I
know it has been a few days since I've written. I've needed some time
to process some things that have happened personally, or maybe I've
been hiding from myself. I'm still not sure what to feel about some
things, but maybe talking them out with myself, and of course you
will help.
As
I have talked about recently I have allowed other people to take over
my life. I can't avoid the cliche the straw broke the camel’s back.
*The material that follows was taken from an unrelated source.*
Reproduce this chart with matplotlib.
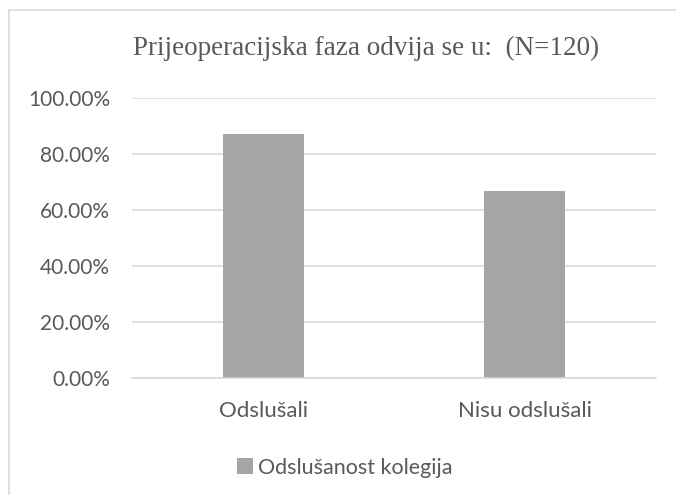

I became very polarized in my thinking at that point. Sadly, I have
to admit that I, honestly, thought the ARP wasn't what I should be
working on. I lied and said that working my program doesn't work for
me. Inside I believed that this program worked for me. I knew that
all this work has brought me closer to the Lord, and opened my eyes
to a light of warmth and love. I just couldn't see how I could have
moved to this beautiful place, and without my family. Suddenly, I was
more alone in the world than ever before. I realized that I couldn't
let go of this life of hell if it meant leaving my family behind.
To
make things worse, during a collusion I went to war. This war was
flamed by the polarized way I was thinking. Yes, this person was
begging for me to treat them this way, but that doesn't justify my
behavior. Yes, everything I said was true still it doesn't justify my
behavior. I could have found a way a long time ago to take back the
life I was allowing to be taken from me, and maybe this collusion
wouldn't have ever happened.
The
point is I haven't taken responsibility for my behavior for a long
time. If I don't take my personal responsibility for not working my
program like I know works, than I have no room to complain. Actually,
if I work my program, than I likely wouldn't have the desire to
complain. Maybe I would even be incline to help.